━━━ Provided data

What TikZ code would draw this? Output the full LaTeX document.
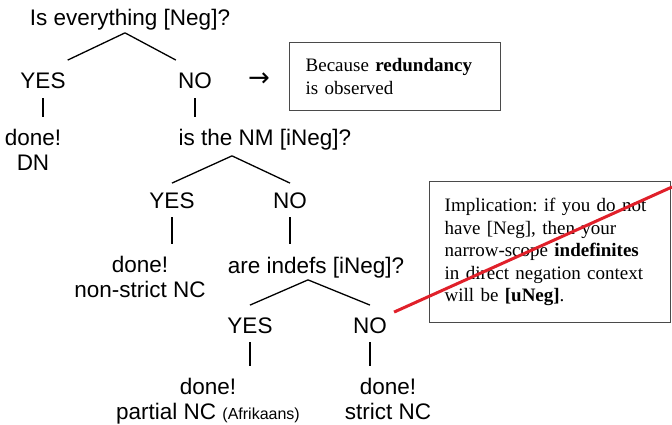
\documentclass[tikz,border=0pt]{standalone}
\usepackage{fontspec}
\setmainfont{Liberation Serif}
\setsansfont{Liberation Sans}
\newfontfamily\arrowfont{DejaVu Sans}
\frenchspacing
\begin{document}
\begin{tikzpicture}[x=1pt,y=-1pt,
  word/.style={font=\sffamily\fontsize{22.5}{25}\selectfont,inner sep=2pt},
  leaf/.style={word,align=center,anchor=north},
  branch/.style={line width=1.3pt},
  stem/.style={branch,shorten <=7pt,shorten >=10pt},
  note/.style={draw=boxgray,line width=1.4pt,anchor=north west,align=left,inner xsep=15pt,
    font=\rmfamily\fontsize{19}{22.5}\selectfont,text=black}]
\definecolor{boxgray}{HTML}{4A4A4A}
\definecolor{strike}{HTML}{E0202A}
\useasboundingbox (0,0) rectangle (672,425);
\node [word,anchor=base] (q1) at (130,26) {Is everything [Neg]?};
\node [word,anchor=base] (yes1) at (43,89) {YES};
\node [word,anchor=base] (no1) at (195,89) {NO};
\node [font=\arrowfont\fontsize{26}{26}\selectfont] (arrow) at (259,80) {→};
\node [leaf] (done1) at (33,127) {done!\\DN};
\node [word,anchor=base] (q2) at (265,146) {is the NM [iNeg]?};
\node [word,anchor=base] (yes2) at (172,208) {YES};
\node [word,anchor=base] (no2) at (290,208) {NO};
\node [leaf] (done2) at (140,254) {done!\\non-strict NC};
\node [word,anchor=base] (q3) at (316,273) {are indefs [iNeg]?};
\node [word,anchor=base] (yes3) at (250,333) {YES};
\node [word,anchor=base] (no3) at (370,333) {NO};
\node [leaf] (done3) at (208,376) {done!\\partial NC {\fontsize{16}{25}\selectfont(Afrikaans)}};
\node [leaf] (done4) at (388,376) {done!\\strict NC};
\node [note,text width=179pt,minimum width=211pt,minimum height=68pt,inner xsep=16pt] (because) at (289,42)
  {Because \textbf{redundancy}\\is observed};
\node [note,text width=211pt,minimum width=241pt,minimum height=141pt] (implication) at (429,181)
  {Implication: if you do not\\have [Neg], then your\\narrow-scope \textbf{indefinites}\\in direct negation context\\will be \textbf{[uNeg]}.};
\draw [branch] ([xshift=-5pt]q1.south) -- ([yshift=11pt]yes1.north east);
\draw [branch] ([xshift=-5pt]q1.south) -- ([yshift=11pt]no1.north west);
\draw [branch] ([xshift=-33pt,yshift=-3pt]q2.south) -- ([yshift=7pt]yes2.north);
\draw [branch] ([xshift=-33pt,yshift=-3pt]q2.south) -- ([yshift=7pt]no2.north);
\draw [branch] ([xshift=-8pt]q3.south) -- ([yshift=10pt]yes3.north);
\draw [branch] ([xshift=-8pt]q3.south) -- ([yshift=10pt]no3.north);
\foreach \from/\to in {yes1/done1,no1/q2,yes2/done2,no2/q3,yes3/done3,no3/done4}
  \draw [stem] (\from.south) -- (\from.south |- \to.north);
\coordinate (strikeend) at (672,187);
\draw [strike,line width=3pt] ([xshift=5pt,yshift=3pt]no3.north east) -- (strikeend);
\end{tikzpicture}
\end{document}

━━━━━━

The problem: Pictures excluded, quote all the data above exactly.

Solution to this task:
What TikZ code would draw this? Output the full LaTeX document.
\documentclass[tikz,border=0pt]{standalone}
\usepackage{fontspec}
\setmainfont{Liberation Serif}
\setsansfont{Liberation Sans}
\newfontfamily\arrowfont{DejaVu Sans}
\frenchspacing
\begin{document}
\begin{tikzpicture}[x=1pt,y=-1pt,
  word/.style={font=\sffamily\fontsize{22.5}{25}\selectfont,inner sep=2pt},
  leaf/.style={word,align=center,anchor=north},
  branch/.style={line width=1.3pt},
  stem/.style={branch,shorten <=7pt,shorten >=10pt},
  note/.style={draw=boxgray,line width=1.4pt,anchor=north west,align=left,inner xsep=15pt,
    font=\rmfamily\fontsize{19}{22.5}\selectfont,text=black}]
\definecolor{boxgray}{HTML}{4A4A4A}
\definecolor{strike}{HTML}{E0202A}
\useasboundingbox (0,0) rectangle (672,425);
\node [word,anchor=base] (q1) at (130,26) {Is everything [Neg]?};
\node [word,anchor=base] (yes1) at (43,89) {YES};
\node [word,anchor=base] (no1) at (195,89) {NO};
\node [font=\arrowfont\fontsize{26}{26}\selectfont] (arrow) at (259,80) {→};
\node [leaf] (done1) at (33,127) {done!\\DN};
\node [word,anchor=base] (q2) at (265,146) {is the NM [iNeg]?};
\node [word,anchor=base] (yes2) at (172,208) {YES};
\node [word,anchor=base] (no2) at (290,208) {NO};
\node [leaf] (done2) at (140,254) {done!\\non-strict NC};
\node [word,anchor=base] (q3) at (316,273) {are indefs [iNeg]?};
\node [word,anchor=base] (yes3) at (250,333) {YES};
\node [word,anchor=base] (no3) at (370,333) {NO};
\node [leaf] (done3) at (208,376) {done!\\partial NC {\fontsize{16}{25}\selectfont(Afrikaans)}};
\node [leaf] (done4) at (388,376) {done!\\strict NC};
\node [note,text width=179pt,minimum width=211pt,minimum height=68pt,inner xsep=16pt] (because) at (289,42)
  {Because \textbf{redundancy}\\is observed};
\node [note,text width=211pt,minimum width=241pt,minimum height=141pt] (implication) at (429,181)
  {Implication: if you do not\\have [Neg], then your\\narrow-scope \textbf{indefinites}\\in direct negation context\\will be \textbf{[uNeg]}.};
\draw [branch] ([xshift=-5pt]q1.south) -- ([yshift=11pt]yes1.north east);
\draw [branch] ([xshift=-5pt]q1.south) -- ([yshift=11pt]no1.north west);
\draw [branch] ([xshift=-33pt,yshift=-3pt]q2.south) -- ([yshift=7pt]yes2.north);
\draw [branch] ([xshift=-33pt,yshift=-3pt]q2.south) -- ([yshift=7pt]no2.north);
\draw [branch] ([xshift=-8pt]q3.south) -- ([yshift=10pt]yes3.north);
\draw [branch] ([xshift=-8pt]q3.south) -- ([yshift=10pt]no3.north);
\foreach \from/\to in {yes1/done1,no1/q2,yes2/done2,no2/q3,yes3/done3,no3/done4}
  \draw [stem] (\from.south) -- (\from.south |- \to.north);
\coordinate (strikeend) at (672,187);
\draw [strike,line width=3pt] ([xshift=5pt,yshift=3pt]no3.north east) -- (strikeend);
\end{tikzpicture}
\end{document}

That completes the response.